What is an experiment in the R&D Tax Incentive?

The scientific experiment

The definition of R&D that AusIndustry uses to assess the eligibility of R&D Tax Incentive applications is based on the principles of scientific experimentation.

Many people who read that are put off because they think that their R&D may not measure up to the sort of rigour one normally associates with scientific experiments.

AusIndustry is not expecting an academic or scientific level of rigour in the experiments that claimants conduct as part of their claimed R&D. The key phrase is ‘principles of scientific experimentation’. AusIndustry expects you to follow the general principles of scientific experimentation.

Refer to the ‘refreshed’ AusIndustry guide for more information on how AusIndustry view the principles of scientific experimentation.

So, what is an experiment in the R&D Tax Incentive? Well, this article explores the principles that AusIndustry is expecting you to follow.

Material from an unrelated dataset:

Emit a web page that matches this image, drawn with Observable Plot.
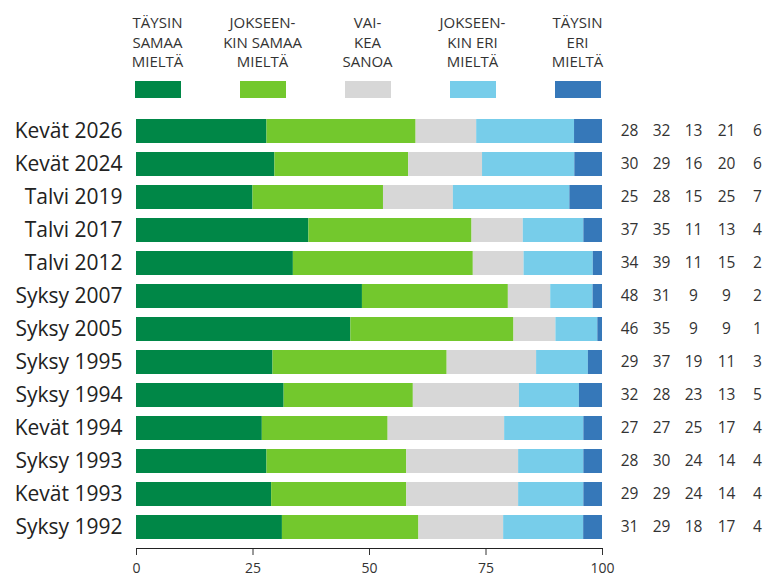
<!DOCTYPE html>
<html>
<head>
<meta charset="utf-8">
<script src="https://cdn.jsdelivr.net/npm/d3@7"></script>
<script src="https://cdn.jsdelivr.net/npm/@observablehq/plot@0.6"></script>
<style>
  html, body { margin: 0; padding: 0; background: #fff; }
  body { width: 768px; height: 577px; overflow: hidden; font-family: "Open Sans", "Noto Sans", sans-serif; color: #333; }
  #legend { height: 105px; box-sizing: border-box; padding-top: 13px; padding-left: 105px; display: grid; grid-template-columns: repeat(5, 105px); }
  .item { display: flex; flex-direction: column; align-items: center; }
  .lab { font-size: 15px; line-height: 19.5px; text-align: center; white-space: pre; height: 62px; }
  .sw { width: 46px; height: 17px; margin-top: 6px; }
</style>
</head>
<body>
<div id="legend"></div>
<div id="chart"></div>
<script>
const periods = ["Kevät 2026","Kevät 2024","Talvi 2019","Talvi 2017","Talvi 2012","Syksy 2007","Syksy 2005","Syksy 1995","Syksy 1994","Kevät 1994","Syksy 1993","Kevät 1993","Syksy 1992"];
const series = ["Täysin samaa mieltä","Jokseenkin samaa mieltä","Vaikea sanoa","Jokseenkin eri mieltä","Täysin eri mieltä"];
const legendLabels = ["TÄYSIN\nSAMAA\nMIELTÄ","JOKSEEN-\nKIN SAMAA\nMIELTÄ","VAI-\nKEA\nSANOA","JOKSEEN-\nKIN ERI\nMIELTÄ","TÄYSIN\nERI\nMIELTÄ"];
const colors = ["#008747","#73c82d","#d7d7d7","#77cdea","#3678b9"];
const taysinSamaa     = [28,30,25,37,34,48,46,29,32,27,28,29,31];
const jokseenkinSamaa = [32,29,28,35,39,31,35,37,28,27,30,29,29];
const vaikeaSanoa     = [13,16,15,11,11, 9, 9,19,23,25,24,24,18];
const jokseenkinEri   = [21,20,25,13,15, 9, 9,11,13,17,14,14,17];
const taysinEri       = [ 6, 6, 7, 4, 2, 2, 1, 3, 5, 4, 4, 4, 4];
const xTicks = [0, 25, 50, 75, 100];

const seriesValues = [taysinSamaa, jokseenkinSamaa, vaikeaSanoa, jokseenkinEri, taysinEri];
const data = [];
periods.forEach((p, i) => series.forEach((s, j) => data.push({period: p, series: s, value: seriesValues[j][i]})));

// legend
const legend = document.getElementById("legend");
legendLabels.forEach((l, i) => {
  const it = document.createElement("div"); it.className = "item";
  const lab = document.createElement("div"); lab.className = "lab"; lab.textContent = l;
  const sw = document.createElement("div"); sw.className = "sw"; sw.style.background = colors[i];
  it.appendChild(lab); it.appendChild(sw); legend.appendChild(it);
});

const colOffsets = [27, 59, 91, 124, 155];
const valueMarks = seriesValues.map((vals, j) =>
  Plot.text(periods, {y: d => d, text: (d, i) => vals[i], frameAnchor: "right", dx: colOffsets[j], fontSize: 15.5, fill: "#333", textAnchor: "middle"})
);

const chart = Plot.plot({
  width: 768,
  height: 472,
  marginLeft: 136,
  marginRight: 166,
  marginTop: 5,
  marginBottom: 29,
  style: {fontFamily: "'Open Sans', 'Noto Sans', sans-serif", color: "#222", background: "#fff"},
  x: {domain: [0, 1], axis: null},
  y: {domain: periods, paddingInner: 0.28, paddingOuter: 0.1, axis: null},
  color: {domain: series, range: colors},
  marks: [
    Plot.barX(data, Plot.stackX({x: "value", y: "period", fill: "series", order: series, offset: "normalize"})),
    Plot.axisY({tickSize: 0, tickPadding: 14, fontSize: 21, fill: "#222", label: null}),
    Plot.axisX({ticks: xTicks.map(d => d / 100), tickFormat: d => Math.round(d * 100), tickSize: 7, tickPadding: 8, fontSize: 14, fill: "#333", stroke: "#333", label: null}),
    Plot.frame({anchor: "bottom", stroke: "#222"}),
    ...valueMarks
  ]
});
document.getElementById("chart").appendChild(chart);
</script>
</body>
</html>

A practical guide to experimentation in the R&D Tax Incentive

What AusIndustry is getting at is that you have conducted your experiments in a planned and systematic manner. What does that mean?

It means that:

  • You have a theory or hypothesis that you want to confirm.
  • You design a (controlled) experiment that is capable of proving or disproving your hypothesis.
  • You conduct that experiment according to a plan you wrote down before experimenting.
  • You use the results from the experiment to prove or disprove your hypothesis.

The important thing is that you have a theory/proposition/hypothesis that can be confirmed (or not) by the experiment. An experiment which only aims to collect data which it is hoped may tell you something about your problem, is not valid in the eyes of AusIndustry. An experiment without a plan is not a valid experiment either.

What is an hypothesis?

Anyone who has investigated the R&D Tax Incentive to a reasonable degree will have come up with a conundrum. If AusIndustry expects you to have a technical gap – a problem that you can’t solve, how are you supposed to come up with a hypothesis that you can prove in an experiment?

Well, how would you normally tackle your problem? You do enough investigation to come up with an idea of at least a partial solution, often one with high technical risk. You may collect some data and analyse it, looking for a pattern.

Regardless, a hypothesis must be specific and measurable. AusIndustry is not actually interested in your hypothesis – just that you have one, and that it is capable of being proven or disproven by your experiment. In fact, the actual hypothesis is not often stated in the AusIndustry R&D Tax Incentive application, as they can be highly technical in nature.

However, you do need to write down the object of your experiment in your supporting documentation as AusIndustry may ask to see it in a subsequent review. You may not call it an ‘hypothesis’ but the object of the experiment must be documented and must be testable.

The hypothesis doesn’t need to be a complete answer to your technical gap. It is common for a technical gap to require a series of experiments – each experiment has a hypothesis for part of the overall solution. With each experiment, you build up your level of knowledge.

These hypotheses may come from your own experience, or you may find partial solutions on the Internet. This is partly what AusIndustry refers to as a ‘systematic progression’ of work.

The hypothesis is typically expressed in terms of the outcome of the experiment – I hypothesize that my new algorithm will achieve an accuracy of ‘X’, or achieve a response time of ‘Y’. Achieving that result may requires a series of experiments where the configuration or input variables of the experiment are adjusted to achieve the desired result.

Failures in Experiments

Unsuccessful experiments are not bad things. In fact, failed experiments can help show that the technical gap was a difficult one to address. AusIndustry does expect you to document what you learnt from the failed experiments – how did this learning help frame future experiments (which may have been successful).

Even if the series of experiments was never successful, if you gained new knowledge from those experiments and documented that knowledge – that could still be eligible R&D.

Documenting your experiments

The level of documentation only needs to be sufficient to back up what is claimed in the R&D Tax Incentive application. However, the supporting documentation (by definition) will be written before the R&D Tax Incentive application is drafted, so you do need to discuss what you plan to claim with your R&DTI consultant during your R&D so that you will have enough documentation to cover the claims that will be made in the application.

The level of documentation expected does also depend upon the size of the company (and the size of the R&D claim). Small companies are not expected to have detailed documentation although you still need to show that the claimed R&D did actually take place.